A Forum for Opinions on News, Politics, and Life
August 27th, 2011
By Dan Miller
In Glik v. City of Boston, et al, a Mr. Glik had used his cellular phone to video and audio tape a police encounter with a man on the Boston Common. He was arrested for doing so but charges were thereafter dropped. He then filed suit in Federal District Court alleging violation of his First and Fourth Amendment rights, viz freedom of speech and from arrest without probable cause. Defendants’ motion to dismiss was denied and an interlocutory appeal to the U.S. Court of Appeals for the First Circuit followed. The court held that Glik had a Constitutional right to record the encounter and to not be arrested for doing so. As the court noted,
In this interlocutory appeal, the defendant police officers challenge an order of the district court denying them qualified immunity on Glik’s constitutional claims. We conclude, based on the facts alleged, that Glik was exercising clearly established First Amendment rights in filming the officers in a public space, and that his clearly-established Fourth Amendment rights were violated by his arrest without probable cause. We therefore affirm.
This is, or at least should be, fairly simple boilerplate stuff. However, the more interesting analysis follows where the court found no First Amendment distinction between an “ordinary” citizen and a
respectable member of the credentialed press.
It is of no significance that the present case … involves a private individual, and not a reporter, gathering information about public officials. The First Amendment right to gather news is, as the Court has often noted, not one that inures solely to the benefit of the news media; rather, the public’s right of access to information is coextensive with that of the press. Houchins, (Stewart, J., concurring) (noting that the Constitution “assure[s] the public and the press equal access once government has opened its doors”); Branzburg, (“[T]he First Amendment does not guarantee the press a constitutional right of special access to information not available to the public generally.”).

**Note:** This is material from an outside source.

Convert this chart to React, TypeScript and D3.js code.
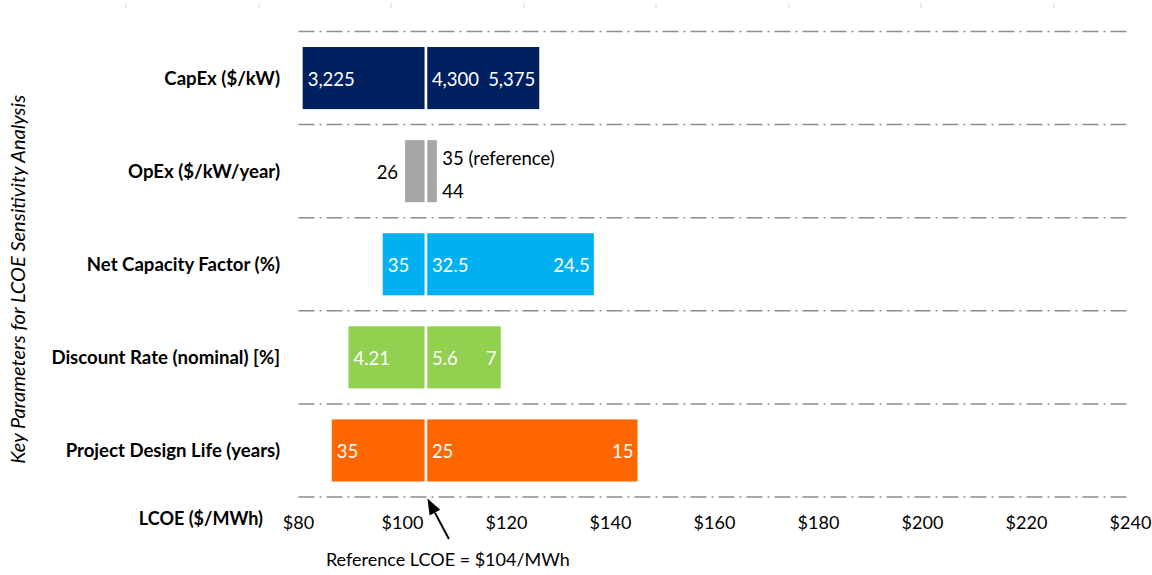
import React from "react";
import * as d3 from "d3";

const categories = [
  "CapEx ($/kW)",
  "OpEx ($/kW/year)",
  "Net Capacity Factor (%)",
  "Discount Rate (nominal) [%]",
  "Project Design Life (years)",
];
const lowLCOE = [80.8, 100.5, 96.2, 89.6, 86.4];
const highLCOE = [126.3, 106.6, 136.8, 118.9, 145.2];
const lowLabels = ["3,225", "26", "35", "4.21", "35"];
const refLabels = ["4,300", "35 (reference)", "32.5", "5.6", "25"];
const highLabels = ["5,375", "44", "24.5", "7", "15"];
const barColors = ["#002060", "#A6A6A6", "#00B0F0", "#92D050", "#FF6600"];
const tickValues = [80, 100, 120, 140, 160, 180, 200, 220, 240];
const REF = 104.5;
const refText = "Reference LCOE = $104/MWh";
const yTitle = "Key Parameters for LCOE Sensitivity Analysis";
const xTitle = "LCOE ($/MWh)";

const W = 1152;
const H = 575;
const FONT = "Lato, 'Open Sans', sans-serif";

export default function App() {
  const x = d3.scaleLinear().domain([80, 240]).range([298.5, 1130.5]);
  const top = 31.5;
  const bottom = 497;
  const y = d3
    .scaleBand<string>()
    .domain(categories)
    .range([top, bottom])
    .paddingInner(1 / 3)
    .paddingOuter(1 / 6);
  const step = y.step();
  const gridYs = d3.range(categories.length + 1).map((i) => top + i * step);
  const gap = 1.35;
  const xr = x(REF);

  // arrow
  const tip = [xr + 1.5, bottom + 1.5];
  const tail = [xr + 23, bottom + 42];
  const dx = tip[0] - tail[0];
  const dy = tip[1] - tail[1];
  const len = Math.hypot(dx, dy);
  const ux = dx / len;
  const uy = dy / len;
  const hl = 16;
  const hw = 6;
  const bc = [tip[0] - hl * ux, tip[1] - hl * uy];
  const px = -uy;
  const py = ux;
  const head = [
    [tip[0], tip[1]],
    [bc[0] + hw * px, bc[1] + hw * py],
    [bc[0] - hw * px, bc[1] - hw * py],
  ];

  return (
    <svg
      width={W}
      height={H}
      style={{ position: "absolute", left: 0, top: 0, background: "#fff" }}
      fontFamily={FONT}
    >
      {/* faint top marks */}
      {[126, 259, 391, 524, 656, 789, 921, 1054].map((mx, i) => (
        <line key={"m" + i} x1={mx} x2={mx} y1={3} y2={8} stroke="#d8d8d8" strokeWidth={1} />
      ))}

      {/* gridlines */}
      {gridYs.map((gy, i) => (
        <line
          key={"g" + i}
          x1={x(80)}
          x2={x(240)}
          y1={gy}
          y2={gy}
          stroke="#8c8c8c"
          strokeWidth={1.5}
          strokeDasharray="16 5 2 5"
        />
      ))}

      {/* bars */}
      {categories.map((c, i) => {
        const by = y(c)!;
        const bh = y.bandwidth();
        const x0 = x(lowLCOE[i]);
        const x1 = x(highLCOE[i]);
        return (
          <g key={c}>
            <rect x={x0} y={by} width={xr - gap - x0} height={bh} fill={barColors[i]} />
            <rect x={xr + gap} y={by} width={x1 - xr - gap} height={bh} fill={barColors[i]} />
          </g>
        );
      })}

      {/* bar labels */}
      {categories.map((c, i) => {
        const cy = y(c)! + y.bandwidth() / 2;
        const x0 = x(lowLCOE[i]);
        const x1 = x(highLCOE[i]);
        if (i === 1) {
          return (
            <g key={"l" + c} fontSize={18.5} fill="#000">
              <text x={x0 - 7} y={cy + 1} dy="0.35em" textAnchor="end">
                {lowLabels[i]}
              </text>
              <text x={x1 + 5.5} y={cy - 12.5} dy="0.35em">
                {refLabels[i]}
              </text>
              <text x={x1 + 5.5} y={cy + 20} dy="0.35em">
                {highLabels[i]}
              </text>
            </g>
          );
        }
        return (
          <g key={"l" + c} fontSize={18.5} fill="#fff">
            <text x={x0 + 5} y={cy + 1} dy="0.35em">
              {lowLabels[i]}
            </text>
            <text x={xr + 6} y={cy + 1} dy="0.35em">
              {refLabels[i]}
            </text>
            <text x={x1 - 4} y={cy + 1} dy="0.35em" textAnchor="end">
              {highLabels[i]}
            </text>
          </g>
        );
      })}

      {/* category labels */}
      {categories.map((c) => (
        <text
          key={"c" + c}
          x={280}
          y={y(c)! + y.bandwidth() / 2}
          dy="0.35em"
          textAnchor="end"
          fontWeight="bold"
          fontSize={18.6}
          fill="#000"
        >
          {c}
        </text>
      ))}

      {/* x tick labels */}
      {tickValues.map((t) => (
        <text key={"t" + t} x={x(t)} y={523} dy="0.35em" textAnchor="middle" fontSize={18} fill="#000">
          {"$" + t}
        </text>
      ))}
      <text x={263} y={519} dy="0.35em" textAnchor="end" fontWeight="bold" fontSize={18} fill="#000">
        {xTitle}
      </text>

      {/* y title */}
      <text
        transform={`translate(18,${(top + bottom) / 2 + 15}) rotate(-90)`}
        textAnchor="middle"
        dy="0.35em"
        fontStyle="italic"
        fontSize={20}
        fill="#000"
      >
        {yTitle}
      </text>

      {/* reference arrow */}
      <line x1={tail[0]} y1={tail[1]} x2={bc[0]} y2={bc[1]} stroke="#000" strokeWidth={2} />
      <polygon points={head.map((p) => p.join(",")).join(" ")} fill="#000" />
      <text x={xr + 22} y={560} dy="0.35em" textAnchor="middle" fontSize={18} fill="#000">
        {refText}
      </text>
    </svg>
  );
}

Indeed, there are several cases involving private individuals among the decisions from other courts recognizing the First Amendment right to film. See, e.g., Smith; Robinson v. Fetterman, (holding that arrest of individual filming police activities from private property violated First Amendment); Cirelli v. Town of Johnston Sch. Dist., (holding that teacher had a right under the First Amendment to videotape potentially hazardous working conditions at school, which were a matter of public concern). Moreover, changes in technology and society have made the lines between private citizen and journalist exceedingly difficult to draw. The proliferation of electronic devices with video-recording capability means that many of our images of current events come from bystanders with a ready cell phone or digital camera rather than a traditional film crew, and news stories are now just as likely to be broken by a blogger at her computer as a reporter at a major newspaper. Such developments make clear why the news-gathering protections of the First Amendment cannot turn on professional credentials or status.

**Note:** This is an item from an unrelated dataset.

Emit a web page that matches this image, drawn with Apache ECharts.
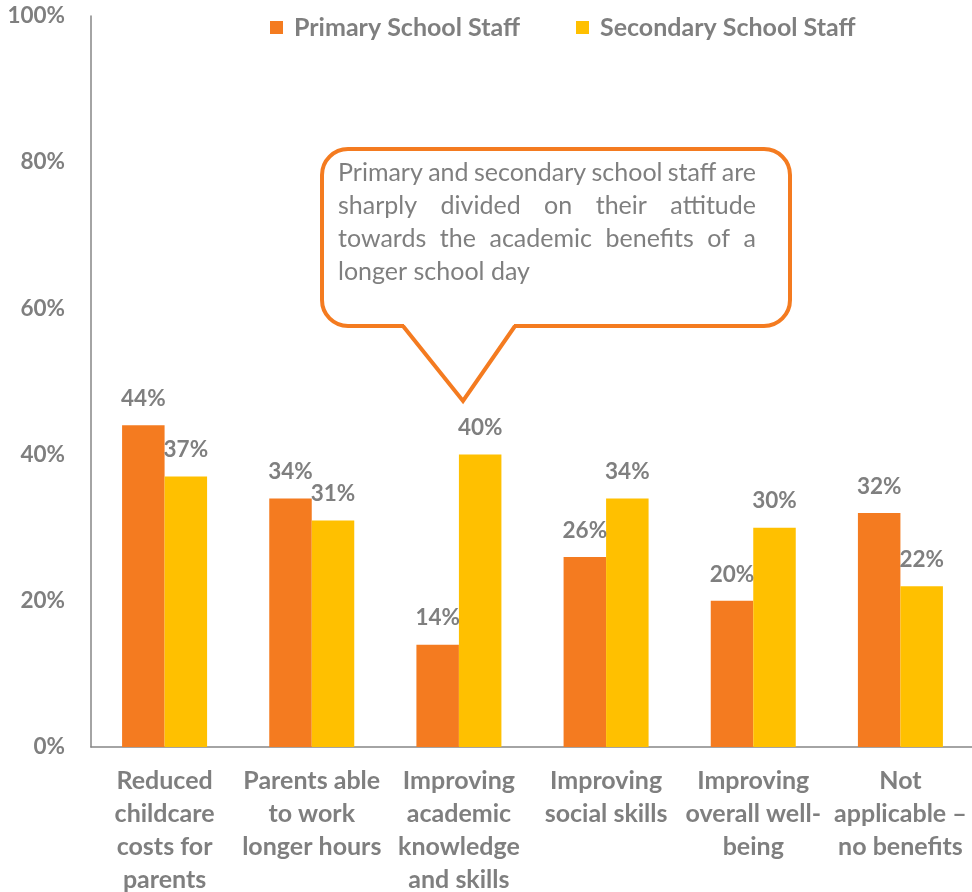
<!DOCTYPE html>
<html><head><meta charset="utf-8">
<script src="https://cdn.jsdelivr.net/npm/echarts@6/dist/echarts.min.js"></script>
<style>html,body{margin:0;padding:0;background:#fff}#chart{width:972px;height:892px}</style>
</head><body><div id="chart"></div>
<script>
// Perceived benefits of a longer school day, by staff group (% of respondents)
const categories = [
  'Reduced\nchildcare\ncosts for\nparents',
  'Parents able\nto work\nlonger hours',
  'Improving\nacademic\nknowledge\nand skills',
  'Improving\nsocial skills',
  'Improving\noverall well-\nbeing',
  'Not\napplicable –\nno benefits'
];
const primaryStaff = [44, 34, 14, 26, 20, 32];
const secondaryStaff = [37, 31, 40, 34, 30, 22];
const seriesNames = ['Primary School Staff', 'Secondary School Staff'];
const yMax = 100;
const yStep = 20;
const calloutLines = [
  'Primary and secondary school staff are',
  'sharply divided on their attitude',
  'towards the academic benefits of a',
  'longer school day'
];

const FONT = 'Lato, "Open Sans", sans-serif';
const GREY = '#7f7f7f';
const ORANGE = '#f47b20';
const YELLOW = '#ffc000';

// Justified callout text: every line but the last is spread across the box width
function justifiedText(lines, left, top, width, lineHeight, fontSize) {
  const ctx = document.createElement('canvas').getContext('2d');
  ctx.font = fontSize + 'px ' + FONT;
  const els = [];
  lines.forEach((line, i) => {
    const y = top + i * lineHeight;
    const words = line.split(' ');
    if (i === lines.length - 1 || words.length < 2) {
      els.push({ type: 'text', x: left, y: y, z: 20,
        style: { text: line, fill: GREY, font: fontSize + 'px ' + FONT } });
      return;
    }
    const widths = words.map(w => ctx.measureText(w).width);
    const total = widths.reduce((a, b) => a + b, 0);
    const gap = (width - total) / (words.length - 1);
    let x = left;
    words.forEach((w, j) => {
      els.push({ type: 'text', x: x, y: y, z: 20,
        style: { text: w, fill: GREY, font: fontSize + 'px ' + FONT } });
      x += widths[j] + gap;
    });
  });
  return els;
}

// Speech-bubble callout: rounded box plus a pointer
function callout(x0, y0, x1, y1, r, baseL, baseR, tipX, tipY) {
  return [
    { type: 'rect', z: 10, shape: { x: x0, y: y0, width: x1 - x0, height: y1 - y0, r: r },
      style: { fill: '#fff', stroke: ORANGE, lineWidth: 4 } },
    { type: 'polygon', z: 11, shape: { points: [[baseL + 1, y1 - 3], [baseR - 1, y1 - 3], [baseR - 1, y1 + 3], [tipX, tipY - 2], [baseL + 1, y1 + 3]] },
      style: { fill: '#fff' } },
    { type: 'polyline', z: 12, shape: { points: [[baseL, y1], [tipX, tipY], [baseR, y1]] },
      style: { fill: null, stroke: ORANGE, lineWidth: 4, lineJoin: 'miter' } }
  ];
}

const labelStyle = {
  show: true, position: 'top', distance: 15,
  formatter: p => p.value + '%',
  color: GREY, fontFamily: FONT, fontWeight: 'bold', fontSize: 22.5
};

const chart = echarts.init(document.getElementById('chart'), null, { renderer: 'canvas' });
chart.setOption({
  animation: false,
  backgroundColor: '#fff',
  grid: { left: 91, top: 16, width: 883, height: 731, containLabel: false, outerBoundsMode: 'none' },
  legend: {
    left: 265, top: 10, itemWidth: 13, itemHeight: 13, itemGap: 56, icon: 'rect',
    textStyle: { color: GREY, fontFamily: FONT, fontWeight: 'bold', fontSize: 25, padding: [0, 0, 0, 6] },
    data: seriesNames
  },
  xAxis: {
    type: 'category', data: categories,
    axisLine: { show: true, lineStyle: { color: '#868686', width: 1.5 } },
    axisTick: { show: false },
    axisLabel: { color: GREY, fontFamily: FONT, fontWeight: 'bold', fontSize: 25, lineHeight: 33, margin: 17, interval: 0 }
  },
  yAxis: {
    type: 'value', min: 0, max: yMax, interval: yStep,
    axisLine: { show: true, lineStyle: { color: '#868686', width: 1.5 } },
    axisTick: { show: false },
    splitLine: { show: false },
    axisLabel: { formatter: '{value}%', color: GREY, fontFamily: FONT, fontWeight: 'bold', fontSize: 22.5, margin: 26 }
  },
  series: [
    { name: seriesNames[0], type: 'bar', data: primaryStaff, barWidth: 42.5, barGap: '0%',
      itemStyle: { color: ORANGE }, label: labelStyle },
    { name: seriesNames[1], type: 'bar', data: secondaryStaff, barWidth: 42.5, barGap: '0%',
      itemStyle: { color: YELLOW }, label: labelStyle }
  ],
  graphic: callout(322, 149, 790, 326, 26, 403, 515, 463, 401)
    .concat(justifiedText(calloutLines, 338, 160, 418, 33, 25))
});
</script>
</body></html>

To be sure, the right to film is not without limitations. It may be subject to reasonable time, place, and manner restrictions…. We have no occasion to explore those limitations here, however. On the facts alleged in the complaint, Glik’s exercise of his First Amendment rights fell well within the bounds of the Constitution’s protections. Glik filmed the defendant police officers in the Boston Common, the oldest city park in the United States and the apotheosis of a public forum. In such traditional public spaces, the rights of the state to limit the exercise of First Amendment activity are “sharply circumscribed.” Perry Educ. Ass’n v. Perry Local Educators’ Ass’n. Moreover, as in Iacobucci, the complaint indicates that Glik “filmed [the officers] from a comfortable remove” and “neither spoke to nor molested them in any way” (except in directly responding to the officers when they addressed him). Such peaceful recording of an arrest in a public space that does not interfere with the police officers’ performance of their duties is not reasonably subject to limitation. (emphasis added, some citations omitted)
The court did not hold that members of the public (or, for that matter, members of the press) can interfere with the police in the performance of their duties or that discretionary admission of members of the press to crime scenes to examine and/or to record them mandates the admission of members of the public; such matters were not before the court. However, it is refreshing to find a clear judicial acknowledgement that “the news-gathering protections of the First Amendment cannot turn on professional credentials or status.”